Identifying the key structural features of Ni-based catalysts for the CO2 methanation reaction

Abstract

Identifying the parameters influencing the selectivity of products is prominently significant for fabricating efficient catalysts. However, little progress has been made in describing the regulation rule of CH₄ selectivity toward the CO₂ methanation reaction, which is considered a vital process for CO₂ emission and conversion. Herein, we disclosed the integral role of the electronegativity of M atoms in Ni-MO_x supported catalysts to producing CH₄ molecules, which the satisfactory catalytic performance stemmed from the regulated ability to capture CO₂ molecules and CO intermediates. More importantly, alongside the extensively studied descriptor of particle size, we uncovered a strong correlation between the electronegativity of M atom and CH₄ selectivity, in which the CO/CO₂ adsorption capacity upon the Ni/NiO_x/MO_x interfaces exhibited a volcanic trend based on the electronegativity of M atoms in MO_x supports.
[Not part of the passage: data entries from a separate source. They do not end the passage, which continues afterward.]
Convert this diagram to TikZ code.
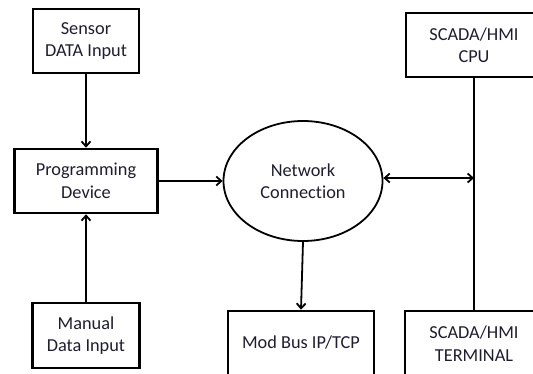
\documentclass[tikz,border=0pt]{standalone}
\usepackage{fontspec}
\setmainfont[Ligatures=NoCommon]{Carlito}
\usetikzlibrary{arrows.meta,shapes.geometric}
\definecolor{txt}{RGB}{30,30,50}
\tikzset{
  box/.style={draw=black, line width=2.6pt, fill=white, inner sep=0pt, align=center,
    text=txt, font=\fontsize{18.3}{22.5}\selectfont},
  oval/.style={ellipse, draw=black, line width=1.8pt, fill=white, inner sep=0pt, align=center,
    text=txt, font=\fontsize{18.3}{22.5}\selectfont, minimum width=159pt, minimum height=120pt},
  conn/.style={line width=1.8pt, draw=black},
  arr/.style={conn, -{Straight Barb[length=5pt,width=9pt,line width=1.8pt]}},
  darr/.style={conn, {Straight Barb[length=5pt,width=9pt,line width=1.8pt]}-{Straight Barb[length=5pt,width=9pt,line width=1.8pt]}}
}
\begin{document}
\begin{tikzpicture}[x=1pt,y=-1pt]
\useasboundingbox (0,0) rectangle (533,373);
\clip (0,0) rectangle (533,373);
\node[box, minimum width=106pt, minimum height=64pt] (sensor) at (86,41) {Sensor\\DATA Input};
\node[box, minimum width=143pt, minimum height=64pt] (prog) at (86,181) {Programming\\Device};
\node[box, minimum width=107pt, minimum height=65pt] (manual) at (86,335.5) {Manual\\Data Input};
\node[oval] (net) at (303,181) {Network\\Connection};
\node[box, minimum width=146pt, minimum height=64pt] (mod) at (301,343) {Mod Bus IP/TCP};
\node[box, minimum width=136pt, minimum height=64pt] (cpu) at (474,45) {SCADA/HMI\\CPU};
\node[box, minimum width=138pt, minimum height=65pt] (term) at (474,343.5) {SCADA/HMI\\TERMINAL};
\coordinate (j) at (474,178);
\draw[arr] (sensor.south) -- (prog.north);
\draw[arr] (manual.north) -- (prog.south);
\draw[arr] (prog.east) -- (net.west);
\draw[arr] (net.south) -- (mod.north);
\draw[conn] (cpu.south) -- (term.north);
\draw[darr] (net.east |- j) -- (j);
\end{tikzpicture}
\end{document}
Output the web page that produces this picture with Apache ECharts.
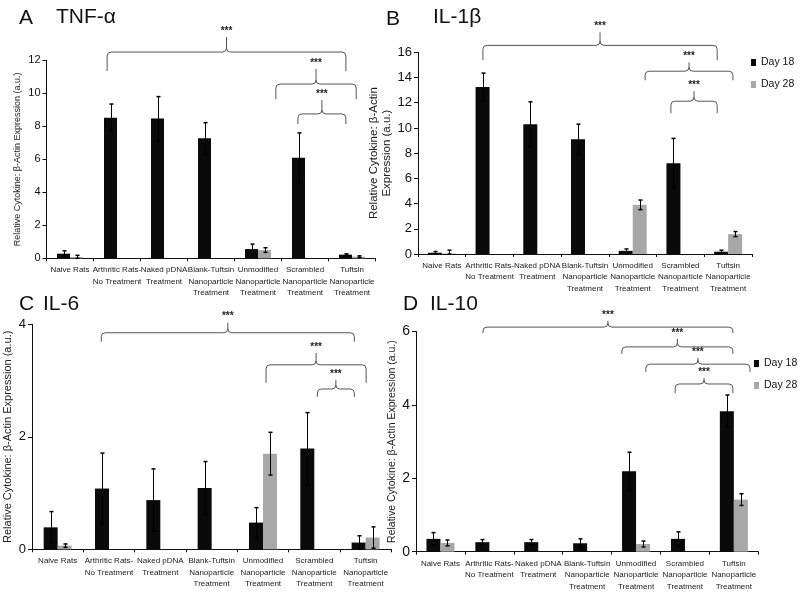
<!DOCTYPE html>
<html><head><meta charset="utf-8">
<script src="https://cdn.jsdelivr.net/npm/echarts@6/dist/echarts.min.js"></script>
<style>html,body{margin:0;padding:0;background:#fff}#c{width:800px;height:599px}</style>
</head><body><div id="c"></div>
<script>
// ---------- DATA ----------
const categories = ['Naive Rats', 'Arthritic Rats-\nNo Treatment', 'Naked pDNA\nTreatment',
  'Blank-Tuftsin\nNanoparticle\nTreatment', 'Unmodified\nNanoparticle\nTreatment',
  'Scrambled\nNanoparticle\nTreatment', 'Tuftsin\nNanoparticle\nTreatment'];
const seriesNames = ['Day 18', 'Day 28'];
const yAxisTitle = 'Relative Cytokine: β-Actin Expression (a.u.)';
const yAxisTitleB = 'Relative Cytokine: β-Actin\nExpression (a.u.)';

// Panel A: TNF-α
const tnfDay18 = [0.28, 8.52, 8.47, 7.27, 0.56, 6.1, 0.22];
const tnfDay18Err = [0.17, 0.83, 1.33, 0.95, 0.3, 1.5, 0.05];
const tnfDay28 = [0.08, null, null, null, 0.5, null, 0.1];
const tnfDay28Err = [0.1, null, null, null, 0.14, null, 0.05];
const tnfTicks = [0, 2, 4, 6, 8, 10, 12];
// brackets: [fromCategory, toCategory, armEnd, line, peak]
const tnfBrackets = [[0.79, 5.87, 11.35, 12.5, 13.41], [4.38, 6.09, 9.65, 10.56, 11.47], [4.85, 5.87, 8.14, 8.75, 9.59]];

// Panel B: IL-1β
const il1Day18 = [0.1, 13.25, 10.3, 9.1, 0.25, 7.2, 0.18];
const il1Day18Err = [0.1, 1.1, 1.77, 1.2, 0.15, 1.97, 0.12];
const il1Day28 = [0.03, null, null, null, 3.9, null, 1.58];
const il1Day28Err = [0.27, null, null, null, 0.38, null, 0.2];
const il1Ticks = [0, 2, 4, 6, 8, 10, 12, 14, 16];
const il1Brackets = [[0.86, 5.77, 15.37, 16.55, 17.58], [4.26, 6.1, 13.78, 14.5, 15.2], [4.8, 5.77, 11.17, 12.12, 12.91]];

// Panel C: IL-6
const il6Day18 = [0.39, 1.08, 0.875, 1.09, 0.475, 1.79, 0.12];
const il6Day18Err = [0.28, 0.63, 0.555, 0.47, 0.265, 0.64, 0.12];
const il6Day28 = [0.065, null, null, null, 1.7, null, 0.21];
const il6Day28Err = [0.03, null, null, null, 0.38, null, 0.19];
const il6Ticks = [0, 2, 4];
const il6Brackets = [[0.85, 5.78, 3.69, 3.85, 4.03], [4.06, 6.01, 2.96, 3.28, 3.49], [5.06, 5.78, 2.71, 2.85, 3.01]];

// Panel D: IL-10
const il10Day18 = [0.35, 0.26, 0.26, 0.23, 2.19, 0.35, 3.83];
const il10Day18Err = [0.17, 0.07, 0.07, 0.12, 0.52, 0.19, 0.44];
const il10Day28 = [0.24, null, null, null, 0.21, null, 1.42];
const il10Day28Err = [0.08, null, null, null, 0.08, null, 0.16];
const il10Ticks = [0, 2, 4, 6];
const il10Brackets = [[0.87, 5.98, 5.96, 6.12, 6.29], [3.71, 5.98, 5.39, 5.58, 5.8], [4.2, 6.33, 4.9, 5.11, 5.28], [4.8, 5.98, 4.32, 4.57, 4.73]];

// ---------- STYLE / LAYOUT ----------
const BLACK = '#0a0a0a', GRAY = '#a8a8a8';
const SANS = '"Liberation Sans",Arial,sans-serif';

const panels = [
  { d18: tnfDay18, e18: tnfDay18Err, d28: tnfDay28, e28: tnfDay28Err, ticks: tnfTicks, brackets: tnfBrackets,
    grid: { left: 46.5, right: 424.5, top: 60.3, bottom: 340.7 }, barW: 13, labelSize: 11,
    name: yAxisTitle, nameGap: 21, nameSize: 9 },
  { d18: il1Day18, e18: il1Day18Err, d28: il1Day28, e28: il1Day28Err, ticks: il1Ticks, brackets: il1Brackets,
    grid: { left: 418, right: 48, top: 52.3, bottom: 345 }, barW: 14, labelSize: 13,
    name: yAxisTitleB, nameGap: 19, nameSize: 11.5 },
  { d18: il6Day18, e18: il6Day18Err, d28: il6Day28, e28: il6Day28Err, ticks: il6Ticks, brackets: il6Brackets,
    grid: { left: 32, right: 408.7, top: 324.3, bottom: 49.7 }, barW: 14, labelSize: 13,
    name: yAxisTitle, nameGap: 16, nameSize: 11 },
  { d18: il10Day18, e18: il10Day18Err, d28: il10Day28, e28: il10Day28Err, ticks: il10Ticks, brackets: il10Brackets,
    grid: { left: 416, right: 41.7, top: 331.5, bottom: 47.3 }, barW: 14, labelSize: 14,
    name: yAxisTitle, nameGap: 13, nameSize: 10.5 }
];

function errData(vals, errs) {
  const out = [];
  vals.forEach((v, i) => {
    if (v != null && errs[i] != null) out.push([i, Math.max(0, v - errs[i]), v + errs[i]]);
  });
  return out;
}

function errRender(sign, barW) {
  return function (params, api) {
    const cat = api.value(0), lo = api.value(1), hi = api.value(2);
    const pHi = api.coord([cat, hi]), pLo = api.coord([cat, lo]);
    const x = Math.round(pHi[0] + sign * barW / 2) + 0.5;
    const cap = 2;
    return { type: 'group', children: [
      { type: 'line', shape: { x1: x, y1: pLo[1], x2: x, y2: pHi[1] }, style: { stroke: '#000', lineWidth: 1 } },
      { type: 'line', shape: { x1: x - cap, y1: pHi[1], x2: x + cap, y2: pHi[1] }, style: { stroke: '#000', lineWidth: 1.5 } },
      { type: 'line', shape: { x1: x - cap, y1: pLo[1], x2: x + cap, y2: pLo[1] }, style: { stroke: '#000', lineWidth: 1.5 } }
    ] };
  };
}

function bracketRender(params, api) {
  const c0 = api.coord([0, 0]), c1 = api.coord([1, 0]);
  const step = c1[0] - c0[0];
  const x1 = c0[0] + api.value(1) * step;
  const x2 = c0[0] + api.value(2) * step;
  const yArm = api.coord([0, api.value(3)])[1];
  const yLine = api.coord([0, api.value(4)])[1];
  const yPeak = api.coord([0, api.value(5)])[1];
  const mid = (x1 + x2) / 2;
  const r = 4;
  const path = `M${x1} ${yArm} L${x1} ${yLine + r} Q${x1} ${yLine} ${x1 + r} ${yLine} L${mid - r} ${yLine} Q${mid} ${yLine} ${mid} ${yLine - r} L${mid} ${yPeak} ` +
    `M${mid} ${yLine - r} Q${mid} ${yLine} ${mid + r} ${yLine} L${x2 - r} ${yLine} Q${x2} ${yLine} ${x2} ${yLine + r} L${x2} ${yArm}`;
  return { type: 'group', children: [
    { type: 'path', shape: { pathData: path }, style: { stroke: '#555', lineWidth: 1, fill: null } },
    { type: 'text', x: mid, y: yPeak - 6, style: { text: '***', fill: '#222', font: 'bold 10px ' + SANS, align: 'center', verticalAlign: 'middle' } }
  ] };
}

const grid = [], xAxis = [], yAxis = [], series = [];
panels.forEach((p, k) => {
  grid.push(p.grid);
  xAxis.push({
    type: 'category', gridIndex: k, data: categories,
    axisLine: { lineStyle: { color: '#111', width: 1 } },
    axisTick: { show: true, interval: 0, length: 3, lineStyle: { color: '#111' } },
    axisLabel: { interval: 0, fontFamily: SANS, fontSize: 8, lineHeight: 11.5, color: '#1a1a1a', margin: 6 }
  });
  const t = p.ticks;
  yAxis.push({
    type: 'value', gridIndex: k, min: t[0], max: t[t.length - 1], interval: t[1] - t[0],
    axisLine: { show: true, lineStyle: { color: '#111', width: 1 } },
    axisTick: { show: true, length: 4, lineStyle: { color: '#111' } },
    splitLine: { show: false },
    axisLabel: { fontFamily: SANS, fontSize: p.labelSize, color: '#111', margin: 6 },
    name: p.name, nameLocation: 'middle', nameGap: p.nameGap, nameRotate: 90,
    nameTextStyle: { fontFamily: SANS, fontSize: p.nameSize, color: '#222', lineHeight: 13 }
  });
  series.push({ name: seriesNames[0], type: 'bar', xAxisIndex: k, yAxisIndex: k, data: p.d18,
    barWidth: p.barW, barGap: '0%', itemStyle: { color: BLACK }, silent: true });
  series.push({ name: seriesNames[1], type: 'bar', xAxisIndex: k, yAxisIndex: k, data: p.d28,
    barWidth: p.barW, barGap: '0%', itemStyle: { color: GRAY }, silent: true });
  series.push({ name: 'err18_' + k, type: 'custom', xAxisIndex: k, yAxisIndex: k, data: errData(p.d18, p.e18),
    renderItem: errRender(-1, p.barW), z: 5, silent: true });
  series.push({ name: 'err28_' + k, type: 'custom', xAxisIndex: k, yAxisIndex: k, data: errData(p.d28, p.e28),
    renderItem: errRender(1, p.barW), z: 5, silent: true });
  series.push({ name: 'sig_' + k, type: 'custom', xAxisIndex: k, yAxisIndex: k,
    data: p.brackets.map(b => [0, b[0], b[1], b[2], b[3], b[4]]),
    encode: { x: 0, y: 4 }, renderItem: bracketRender, clip: false, z: 6, silent: true });
});

function titleText(x, y, text) {
  return { type: 'text', x: x, y: y, style: { text: text, font: '21px ' + SANS, fill: '#111', verticalAlign: 'middle' } };
}

const legendCommon = { data: seriesNames, orient: 'vertical', icon: 'rect', itemWidth: 5, itemHeight: 7, itemGap: 11,
  padding: 0, textStyle: { fontFamily: SANS, fontSize: 10.5, color: '#111' }, selectedMode: false };

const chart = echarts.init(document.getElementById('c'), null, { renderer: 'canvas' });
chart.setOption({
  backgroundColor: '#fff',
  animation: false,
  grid: grid, xAxis: xAxis, yAxis: yAxis, series: series,
  legend: [
    Object.assign({ left: 751, top: 57 }, legendCommon),
    Object.assign({ left: 754, top: 358 }, legendCommon)
  ],
  graphic: [
    titleText(19, 18, 'A'), titleText(56, 17, 'TNF-α'),
    titleText(386, 19, 'B'), titleText(433, 17, 'IL-1β'),
    titleText(19, 304, 'C'), titleText(43, 304, 'IL-6'),
    titleText(403, 304, 'D'), titleText(430, 304, 'IL-10')
  ]
});
</script></body></html>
The screened Ni-Y₂O₃ composite catalysts demonstrated excellent CO₂ methanation performance, suggesting the powerful practicability of the electronegativity of M atoms in MO_x supports as a descriptor. These findings not only shed fundamental insight into the reaction pathway but also paved the way for the rational design of Ni-based catalysts based on the simple descriptor of electronegativity.